Twitter Sentiment Analysis Streaming
Summary
Stream tweets for given keywords in realtime and generate sentiment analysis scores for different topics, in realtime.
Usage
cargo run --release -- config.yaml
This application expects a YAML file that contains the following fields:
# change these fields to whatever your Twitter secrets are
access_token: "secret string"
access_token_secret: "secret string"
consumer_key: "secret string"
consumer_secret: "secret string"
# don't have to change this
keywords:
- "twitter"
- "facebook"
- "google"
- "travel"
- "art"
- "music"
- "photography"
- "love"
- "fashion"
- "food"
General Architecture
I think if we wanted to scale this service to handle more data, I would separate out the data processing, sentiment analysis, and graphing components of this app and have them be microservices, but given time constraints and the size of the project, I decided to make a monolith.
The API keys / secrets necessary to authenticate with the Twitter API are passed in as environment variables, which is a fairly standard way to handle passing around secrets in services.
The application uses a library to interact with the Twitter API, which provides a Tokio stream. The stream is processed one tweet at a time, which invokes a sentiment analysis library which provides the sentiment scores for each tweet and appends to a vector which holds the time series data for the sentiment analysis code.

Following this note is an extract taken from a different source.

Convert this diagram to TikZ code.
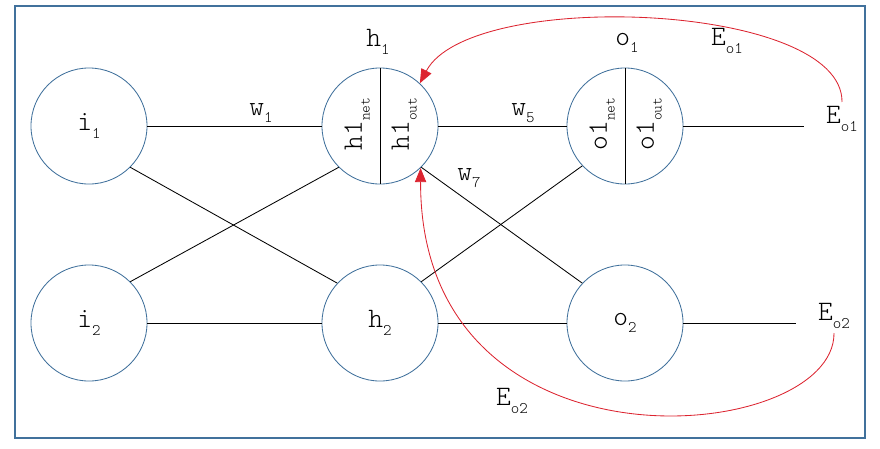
\documentclass[tikz,border=0pt]{standalone}
\usepackage{tikz}
\usetikzlibrary{arrows.meta}
\definecolor{nodeblue}{HTML}{41719C}
\definecolor{errred}{HTML}{DC2430}
% lowered index, as the drawing tool sets it
\newcommand{\lo}[2][11.5]{\raisebox{-5.5pt}{\fontsize{#1}{#1}\selectfont #2}}

\begin{document}
\begin{tikzpicture}[
  x=0.025cm, y=-0.025cm,
  neuron/.style={draw=nodeblue, circle, minimum size=2.9cm, inner sep=0pt, line width=0.6pt, font=\ttfamily\fontseries{l}\fontsize{20}{22}\selectfont},
  half/.style={rotate=90, inner sep=0pt, font=\ttfamily\fontseries{l}\fontsize{20}{22}\selectfont},
  lbl/.style={inner sep=3pt, font=\ttfamily\fontseries{l}\fontsize{20}{22}\selectfont},
  wire/.style={line width=0.6pt},
  err/.style={errred, line width=0.6pt, -{Triangle[length=10pt,width=8pt]}}
]
\useasboundingbox (0,0) rectangle (880,448);
\draw[nodeblue, line width=0.8pt] (15,6) rectangle (865,438);

\node[neuron] (i1) at (89,126) {i\lo{1}};
\node[neuron] (i2) at (89,323) {i\lo{2}};
\node[neuron] (h1) at (380,126) {};
\node[neuron] (h2) at (380,323) {h\lo{2}};
\node[neuron] (o1) at (625,126) {};
\node[neuron] (o2) at (625,323) {o\lo{2}};

% split neurons: net input on the left, output on the right
\draw[wire] (h1.north) -- (h1.south);
\node[half] (h1net) at (357,124) {h1\lo[10.5]{net}};
\node[half] (h1out) at (404,124) {h1\lo[10.5]{out}};
\draw[wire] (o1.north) -- (o1.south);
\node[half] (o1net) at (602,124) {o1\lo[10.5]{net}};
\node[half] (o1out) at (649,124) {o1\lo[10.5]{out}};

\node[lbl] (h1lbl) at (378,42) {h\lo{1}};
\node[lbl] (o1lbl) at (627,43) {o\lo{1}};
\node[lbl] (w1) at (261,113) {w\lo{1}};
\node[lbl] (w5) at (523,113) {w\lo{5}};
\node[lbl] (w7) at (469,178) {w\lo{7}};
\node[lbl] (eo1) at (842,119) {E\lo{o1}};
\node[lbl] (eo2) at (834,316) {E\lo{o2}};
\node[lbl] (eo1top) at (727,41) {E\lo{o1}};
\node[lbl] (eo2bot) at (512,401) {E\lo{o2}};

\draw[wire] (i1) -- (h1);
\draw[wire] (i1.-45) -- (h2.137);
\draw[wire] (i2.45) -- (h1.225);
\draw[wire] (i2) -- (h2);
\draw[wire] (h1) -- (o1);
\draw[wire] (h1.-45) -- (o2.137);
\draw[wire] (h2.45) -- (o1.223);
\draw[wire] (h2) -- (o2);
\draw[wire, shorten >=0.45cm] (o1.east) -- (o1.east -| eo1.west);
\draw[wire, shorten >=0.45cm] (o2.east) -- (o2.east -| eo2.west);

\draw[err] (eo1.north) .. controls (843,2) and (470,-12) .. (h1.47);
\draw[err] (eo2.south) .. controls (835,445) and (420,485) .. (h1.-46);
\end{tikzpicture}
\end{document}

I have some logic for handling configuration and I use the typestate pattern to verify the configs. I handle the tokio/webserver stuff in the main function, which moves the tokio streaming logic to its own thread, and has a webserver which serves the graph. Unfortunately I was not able to serve the graph because I wasn't able to figure out a clean way to hold a reference to the data that was being ingested by the tweet streaming logic in the method that handles the GET request.
Tokio
The meat of this project is the way we use Tokio. I implement a future that processes a stream and converts each item into a sentiment analysis score and prints that to STDOUT, so you have a live view of scores as they come in. I implement a separate stream per keyword so we can evaluate each keyword concurrently as they come in.

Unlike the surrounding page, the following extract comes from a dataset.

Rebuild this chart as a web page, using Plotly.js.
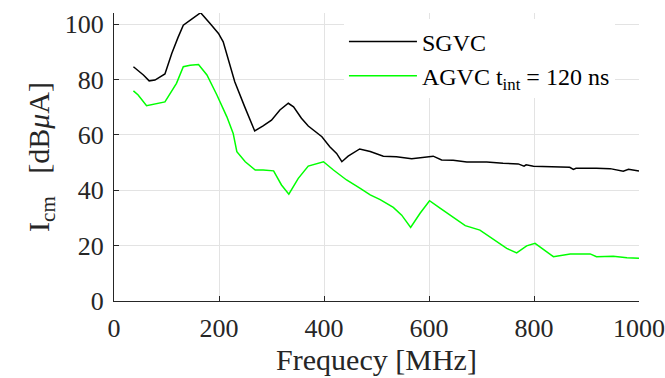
<!DOCTYPE html>
<html>
<head>
<meta charset="utf-8">
<script src="https://cdn.plot.ly/plotly-3.0.1.min.js"></script>
<style>html,body{margin:0;padding:0;background:#fff;}#chart{width:665px;height:378px;}</style>
</head>
<body>
<div id="chart"></div>
<script>
const sgvcFreq = [37,56,67,78,97,110,122,132,148,165,183,199,208,230,249,268,284,300,316,332,342,357,370,396,411,424,434,446,468,488,513,538,567,589,608,624,646,672,710,741,770,781,785,799,837,868,875,880,919,945,970,980,1000];
const sgvcVals = [84.6,81.6,79.5,79.8,82,89.4,95.2,99.6,101.8,104.1,100.2,96.6,93.6,79.2,70.1,61.4,63.2,65.3,69,71.4,70.1,66,63.2,59.3,55.7,53.3,50.3,52.3,54.9,54.0,52.3,52.1,51.4,51.9,52.3,50.9,50.8,50.2,50.2,49.7,49.5,48.7,49.2,48.7,48.6,48.3,47.5,47.9,47.9,47.8,46.9,47.6,46.9];
const agvcFreq = [37,46,62,78,97,119,132,145,161,177,196,215,227,234,250,269,284,304,319,333,351,370,386,399,418,443,469,488,507,532,548,565,583,601,621,640,669,697,726,748,767,786,802,818,837,869,907,919,951,977,1000];
const agvcVals = [75.9,74.4,70.5,71.1,71.9,78.6,84.6,85.1,85.4,81.6,74.4,66.5,60.5,53.9,50.3,47.3,47.3,47,41.9,38.6,44.3,48.7,49.7,50.3,47.3,43.7,40.7,38.3,36.6,33.8,31,26.6,31.7,36.2,33.5,31,27.2,25.6,21.8,19,17.4,19.9,20.8,18.7,16,17,17,16,16.2,15.6,15.4];
const seriesNames = ["SGVC", "AGVC t<sub>int</sub> = 120 ns"];
const xTicks = [0,200,400,600,800,1000];
const yTicks = [0,20,40,60,80,100];

const txt = '#262626';
const font = '"Liberation Serif", serif';
const traces = [
  {x: sgvcFreq, y: sgvcVals, name: seriesNames[0], type: 'scatter', mode: 'lines', line: {color: '#000000', width: 1.5}},
  {x: agvcFreq, y: agvcVals, name: seriesNames[1], type: 'scatter', mode: 'lines', line: {color: '#00ff00', width: 1.5}}
];
function axis(extra) {
  return Object.assign({
    showgrid: true, gridcolor: '#e3e3e3', gridwidth: 1,
    showline: true, linecolor: '#262626', linewidth: 1,
    ticks: 'inside', ticklen: 5, tickcolor: '#262626',
    zeroline: false, mirror: false,
    tickfont: {family: font, size: 26, color: txt}
  }, extra);
}
const layout = {
  width: 665, height: 378,
  margin: {l: 114, r: 26, t: 13, b: 77},
  paper_bgcolor: '#fff', plot_bgcolor: '#fff',
  font: {family: font, color: txt, size: 26},
  showlegend: true,
  legend: {x: 0.438, y: 0.978, xanchor: 'left', yanchor: 'top', bgcolor: '#fff', borderwidth: 0,
           itemwidth: 68,
           font: {family: font, size: 24, color: '#000'}, tracegroupgap: 0},
  xaxis: axis({range: [0, 1000], tickvals: xTicks, ticktext: xTicks.map(String), ticklabelstandoff: 4,
    title: {text: 'Frequecy [MHz]', font: {family: font, size: 30, color: txt}, standoff: 2}}),
  yaxis: axis({range: [0, 104], tickvals: yTicks, ticktext: yTicks.map(String), ticklabelstandoff: 4,
    title: {text: 'I<sub>cm</sub>   [dB<i>μ</i>A]   ', font: {family: font, size: 30, color: txt}, standoff: 6}})
};
Plotly.newPlot('chart', traces, layout, {displayModeBar: false, staticPlot: true});
</script>
</body>
</html>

I also set up a separate task to handle printing values to STDOUT. I was worried that having different futures attempt to write to the console right after getting a sentiment score might introduce some lock contention, so I set up an MPSC queue for a separate task to ingest so that we could print to STDOUT without having to worry about locking STDOUT.
Dependencies
At first I wanted to use the rust-twitter-streaming crate, but it doesn't build
properly (likely because it was using nightly async
functions and hasn't been
updated in the last few months, so things ended up breaking and never got
updated). I settled on using the
egg-mode crate, which does
build properly and allows you to link against rustls so we don't have to worry
about linking errors with OpenSSL (which I have dealt with in the past).
I use the structopt
crate to handle parsing command line arguments and
automatically generate nice help messages, it's one of my favorite crates.
I'm using tokio as the execution context for my app.